Exercise materials:

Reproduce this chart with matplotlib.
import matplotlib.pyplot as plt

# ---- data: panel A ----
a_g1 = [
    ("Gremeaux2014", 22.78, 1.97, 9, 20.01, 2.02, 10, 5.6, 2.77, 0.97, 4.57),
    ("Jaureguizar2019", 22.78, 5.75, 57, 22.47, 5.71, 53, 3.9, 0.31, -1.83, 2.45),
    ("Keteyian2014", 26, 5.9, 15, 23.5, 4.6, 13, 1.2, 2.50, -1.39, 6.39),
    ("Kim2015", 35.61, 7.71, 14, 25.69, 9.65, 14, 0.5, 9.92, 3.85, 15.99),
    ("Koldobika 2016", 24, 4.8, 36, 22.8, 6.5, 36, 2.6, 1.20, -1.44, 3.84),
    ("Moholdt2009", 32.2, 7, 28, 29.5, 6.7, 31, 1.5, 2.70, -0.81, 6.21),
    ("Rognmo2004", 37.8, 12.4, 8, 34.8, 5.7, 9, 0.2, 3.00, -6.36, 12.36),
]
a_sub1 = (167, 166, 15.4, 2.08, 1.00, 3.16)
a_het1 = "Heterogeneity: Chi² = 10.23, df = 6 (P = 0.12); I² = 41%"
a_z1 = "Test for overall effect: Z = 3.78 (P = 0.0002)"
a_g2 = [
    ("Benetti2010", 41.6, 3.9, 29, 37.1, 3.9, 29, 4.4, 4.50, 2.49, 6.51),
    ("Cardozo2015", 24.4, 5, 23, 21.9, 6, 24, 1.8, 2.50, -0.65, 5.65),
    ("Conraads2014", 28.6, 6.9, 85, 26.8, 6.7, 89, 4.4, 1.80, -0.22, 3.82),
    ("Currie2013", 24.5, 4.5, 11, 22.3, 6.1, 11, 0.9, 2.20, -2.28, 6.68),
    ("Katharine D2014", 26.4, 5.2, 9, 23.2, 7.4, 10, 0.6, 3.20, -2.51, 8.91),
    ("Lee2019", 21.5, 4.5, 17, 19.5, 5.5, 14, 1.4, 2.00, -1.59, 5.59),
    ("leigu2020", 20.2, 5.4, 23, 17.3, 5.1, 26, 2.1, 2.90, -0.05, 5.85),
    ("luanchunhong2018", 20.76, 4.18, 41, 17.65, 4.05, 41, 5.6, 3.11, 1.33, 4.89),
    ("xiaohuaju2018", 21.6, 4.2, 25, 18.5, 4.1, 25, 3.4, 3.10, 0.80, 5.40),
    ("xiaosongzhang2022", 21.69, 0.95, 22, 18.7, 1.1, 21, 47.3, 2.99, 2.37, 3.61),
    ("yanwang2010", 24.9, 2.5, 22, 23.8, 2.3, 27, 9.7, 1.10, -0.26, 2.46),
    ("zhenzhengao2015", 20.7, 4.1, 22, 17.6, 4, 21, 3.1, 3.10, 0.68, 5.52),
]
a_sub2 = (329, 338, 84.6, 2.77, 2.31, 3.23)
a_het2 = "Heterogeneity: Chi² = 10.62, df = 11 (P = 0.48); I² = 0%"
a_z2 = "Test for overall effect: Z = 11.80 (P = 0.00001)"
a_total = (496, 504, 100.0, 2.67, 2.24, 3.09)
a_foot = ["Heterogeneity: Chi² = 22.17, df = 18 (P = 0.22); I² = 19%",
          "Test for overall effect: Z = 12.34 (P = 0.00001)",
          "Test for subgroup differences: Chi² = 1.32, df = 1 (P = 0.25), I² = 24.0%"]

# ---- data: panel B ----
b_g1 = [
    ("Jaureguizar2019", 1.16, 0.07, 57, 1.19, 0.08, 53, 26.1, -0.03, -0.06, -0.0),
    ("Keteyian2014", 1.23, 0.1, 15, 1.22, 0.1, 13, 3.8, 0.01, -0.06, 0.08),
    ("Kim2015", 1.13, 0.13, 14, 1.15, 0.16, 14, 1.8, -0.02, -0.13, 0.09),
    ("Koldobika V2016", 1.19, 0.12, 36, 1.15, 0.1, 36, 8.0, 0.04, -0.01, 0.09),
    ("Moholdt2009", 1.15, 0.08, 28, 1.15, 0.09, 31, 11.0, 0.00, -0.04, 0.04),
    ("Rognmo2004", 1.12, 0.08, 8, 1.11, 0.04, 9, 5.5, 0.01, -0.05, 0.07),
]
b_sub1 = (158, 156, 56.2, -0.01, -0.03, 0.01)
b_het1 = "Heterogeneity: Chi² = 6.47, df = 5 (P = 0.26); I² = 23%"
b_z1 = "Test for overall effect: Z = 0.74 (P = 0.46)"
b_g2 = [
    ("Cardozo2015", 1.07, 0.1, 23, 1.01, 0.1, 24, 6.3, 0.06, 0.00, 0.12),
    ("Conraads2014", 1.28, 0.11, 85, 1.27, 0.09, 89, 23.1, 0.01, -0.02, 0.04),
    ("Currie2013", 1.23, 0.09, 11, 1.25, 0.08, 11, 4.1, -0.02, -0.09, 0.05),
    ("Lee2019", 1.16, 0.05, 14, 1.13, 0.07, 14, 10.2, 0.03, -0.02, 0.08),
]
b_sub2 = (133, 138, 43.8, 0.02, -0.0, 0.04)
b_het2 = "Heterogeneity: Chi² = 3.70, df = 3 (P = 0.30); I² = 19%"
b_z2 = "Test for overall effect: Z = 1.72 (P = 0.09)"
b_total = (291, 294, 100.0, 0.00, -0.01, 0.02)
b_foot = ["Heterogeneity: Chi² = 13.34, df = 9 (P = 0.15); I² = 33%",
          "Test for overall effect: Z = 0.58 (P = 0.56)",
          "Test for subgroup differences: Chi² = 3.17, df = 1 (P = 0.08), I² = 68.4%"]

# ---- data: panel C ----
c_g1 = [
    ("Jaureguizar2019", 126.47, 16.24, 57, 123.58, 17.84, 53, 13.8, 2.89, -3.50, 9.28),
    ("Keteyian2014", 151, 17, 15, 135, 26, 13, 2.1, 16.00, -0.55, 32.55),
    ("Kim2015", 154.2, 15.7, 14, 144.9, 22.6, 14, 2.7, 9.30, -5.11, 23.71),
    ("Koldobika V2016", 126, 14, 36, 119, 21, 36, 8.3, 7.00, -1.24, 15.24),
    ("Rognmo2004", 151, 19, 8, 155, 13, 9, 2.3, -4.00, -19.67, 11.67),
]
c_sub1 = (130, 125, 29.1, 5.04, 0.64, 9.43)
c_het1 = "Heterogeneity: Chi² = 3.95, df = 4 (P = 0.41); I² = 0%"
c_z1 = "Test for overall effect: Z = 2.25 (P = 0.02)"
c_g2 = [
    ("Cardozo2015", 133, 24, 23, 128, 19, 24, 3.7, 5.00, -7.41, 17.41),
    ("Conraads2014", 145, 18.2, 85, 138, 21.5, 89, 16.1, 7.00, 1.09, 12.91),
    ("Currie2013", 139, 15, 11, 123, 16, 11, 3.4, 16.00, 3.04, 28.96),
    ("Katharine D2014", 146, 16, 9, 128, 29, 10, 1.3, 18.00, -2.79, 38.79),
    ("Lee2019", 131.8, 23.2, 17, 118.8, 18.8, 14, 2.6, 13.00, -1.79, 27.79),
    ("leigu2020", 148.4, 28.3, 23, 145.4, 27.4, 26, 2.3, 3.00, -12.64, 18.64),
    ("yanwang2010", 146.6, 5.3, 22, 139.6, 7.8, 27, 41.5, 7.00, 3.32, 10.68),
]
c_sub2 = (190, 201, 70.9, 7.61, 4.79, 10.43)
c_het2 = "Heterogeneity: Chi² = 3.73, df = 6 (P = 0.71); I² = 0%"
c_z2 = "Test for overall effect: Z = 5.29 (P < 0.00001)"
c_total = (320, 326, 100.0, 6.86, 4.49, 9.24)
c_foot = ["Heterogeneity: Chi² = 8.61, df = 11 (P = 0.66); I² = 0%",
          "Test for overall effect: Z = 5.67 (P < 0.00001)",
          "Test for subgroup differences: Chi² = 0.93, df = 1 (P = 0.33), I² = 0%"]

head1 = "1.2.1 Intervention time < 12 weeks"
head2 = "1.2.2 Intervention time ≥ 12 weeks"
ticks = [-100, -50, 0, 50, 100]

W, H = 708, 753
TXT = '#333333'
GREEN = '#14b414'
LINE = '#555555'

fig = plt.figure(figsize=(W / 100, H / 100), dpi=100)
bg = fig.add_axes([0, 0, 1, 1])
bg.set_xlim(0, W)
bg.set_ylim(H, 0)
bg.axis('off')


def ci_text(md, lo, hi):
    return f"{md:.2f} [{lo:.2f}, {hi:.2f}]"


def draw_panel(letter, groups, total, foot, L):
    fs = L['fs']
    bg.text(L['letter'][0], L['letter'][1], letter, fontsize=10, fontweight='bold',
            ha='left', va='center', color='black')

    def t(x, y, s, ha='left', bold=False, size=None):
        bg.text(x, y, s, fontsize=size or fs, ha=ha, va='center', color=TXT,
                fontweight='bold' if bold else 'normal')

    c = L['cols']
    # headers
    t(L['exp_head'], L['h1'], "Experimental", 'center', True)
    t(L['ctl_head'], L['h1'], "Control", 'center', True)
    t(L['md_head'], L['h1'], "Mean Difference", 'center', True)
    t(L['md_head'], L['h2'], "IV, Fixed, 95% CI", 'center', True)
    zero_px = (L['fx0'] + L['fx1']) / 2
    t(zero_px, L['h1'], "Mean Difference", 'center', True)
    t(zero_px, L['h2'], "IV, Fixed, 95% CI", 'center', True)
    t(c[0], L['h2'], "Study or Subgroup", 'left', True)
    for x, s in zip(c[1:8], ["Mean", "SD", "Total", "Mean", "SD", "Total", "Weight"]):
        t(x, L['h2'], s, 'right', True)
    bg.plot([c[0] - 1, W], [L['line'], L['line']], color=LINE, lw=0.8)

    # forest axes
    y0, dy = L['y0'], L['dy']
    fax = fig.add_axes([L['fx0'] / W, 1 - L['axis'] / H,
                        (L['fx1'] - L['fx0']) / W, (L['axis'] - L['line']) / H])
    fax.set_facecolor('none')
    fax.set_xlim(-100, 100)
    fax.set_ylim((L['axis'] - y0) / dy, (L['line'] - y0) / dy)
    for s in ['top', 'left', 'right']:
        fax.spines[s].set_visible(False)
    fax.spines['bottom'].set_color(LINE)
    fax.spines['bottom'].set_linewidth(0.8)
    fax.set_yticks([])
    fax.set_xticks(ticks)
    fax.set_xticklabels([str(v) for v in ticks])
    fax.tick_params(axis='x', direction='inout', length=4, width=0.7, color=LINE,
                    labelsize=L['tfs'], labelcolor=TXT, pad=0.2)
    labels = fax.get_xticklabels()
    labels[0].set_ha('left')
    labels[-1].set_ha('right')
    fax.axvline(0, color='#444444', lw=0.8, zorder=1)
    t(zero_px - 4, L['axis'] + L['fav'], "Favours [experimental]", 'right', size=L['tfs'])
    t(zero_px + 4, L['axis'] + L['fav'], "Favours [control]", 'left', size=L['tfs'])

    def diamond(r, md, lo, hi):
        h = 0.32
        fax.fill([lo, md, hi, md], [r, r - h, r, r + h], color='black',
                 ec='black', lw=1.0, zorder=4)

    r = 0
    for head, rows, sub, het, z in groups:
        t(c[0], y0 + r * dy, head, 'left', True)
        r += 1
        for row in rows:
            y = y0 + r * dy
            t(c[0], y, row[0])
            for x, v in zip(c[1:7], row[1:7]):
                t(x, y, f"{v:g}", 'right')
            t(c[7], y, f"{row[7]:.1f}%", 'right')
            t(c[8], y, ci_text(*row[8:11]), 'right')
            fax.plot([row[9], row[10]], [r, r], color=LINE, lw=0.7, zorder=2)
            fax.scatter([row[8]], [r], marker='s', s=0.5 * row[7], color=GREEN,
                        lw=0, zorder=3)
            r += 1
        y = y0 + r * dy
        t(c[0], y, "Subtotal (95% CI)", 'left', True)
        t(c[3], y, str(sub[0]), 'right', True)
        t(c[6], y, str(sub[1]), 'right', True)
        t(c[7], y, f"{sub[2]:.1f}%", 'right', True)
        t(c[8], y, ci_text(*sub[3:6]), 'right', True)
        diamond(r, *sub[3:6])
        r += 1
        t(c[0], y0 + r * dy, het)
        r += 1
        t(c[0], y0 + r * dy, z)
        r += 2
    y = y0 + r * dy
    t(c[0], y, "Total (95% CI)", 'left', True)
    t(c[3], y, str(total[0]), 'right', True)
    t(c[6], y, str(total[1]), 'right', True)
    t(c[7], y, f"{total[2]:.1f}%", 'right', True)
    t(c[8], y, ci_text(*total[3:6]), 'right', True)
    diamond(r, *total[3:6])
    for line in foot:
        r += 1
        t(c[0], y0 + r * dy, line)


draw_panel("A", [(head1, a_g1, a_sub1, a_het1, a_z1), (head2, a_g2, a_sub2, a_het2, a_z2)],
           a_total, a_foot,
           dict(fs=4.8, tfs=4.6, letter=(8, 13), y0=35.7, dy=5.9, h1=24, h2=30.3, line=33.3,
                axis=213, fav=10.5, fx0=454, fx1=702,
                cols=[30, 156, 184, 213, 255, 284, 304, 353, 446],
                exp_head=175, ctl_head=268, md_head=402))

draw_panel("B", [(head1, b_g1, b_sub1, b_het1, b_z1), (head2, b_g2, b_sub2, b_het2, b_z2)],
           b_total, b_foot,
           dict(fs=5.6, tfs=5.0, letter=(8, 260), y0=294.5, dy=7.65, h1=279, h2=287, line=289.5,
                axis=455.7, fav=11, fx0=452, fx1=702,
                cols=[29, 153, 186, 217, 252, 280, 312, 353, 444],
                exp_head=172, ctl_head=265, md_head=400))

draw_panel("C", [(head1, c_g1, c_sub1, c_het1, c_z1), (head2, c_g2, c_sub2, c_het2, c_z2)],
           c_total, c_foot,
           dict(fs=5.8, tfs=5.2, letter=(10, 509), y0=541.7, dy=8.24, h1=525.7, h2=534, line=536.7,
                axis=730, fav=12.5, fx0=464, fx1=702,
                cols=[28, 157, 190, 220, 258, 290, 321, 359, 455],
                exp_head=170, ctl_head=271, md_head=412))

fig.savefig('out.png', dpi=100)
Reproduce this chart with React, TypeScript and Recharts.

Given instruction: Extract, please, the lines from the start of the entries above through the one with "import matplotlib.pyplot as plt", both included, reproducing each exactly and adding nothing.

Answer for this exercise:
Reproduce this chart with matplotlib.
import matplotlib.pyplot as plt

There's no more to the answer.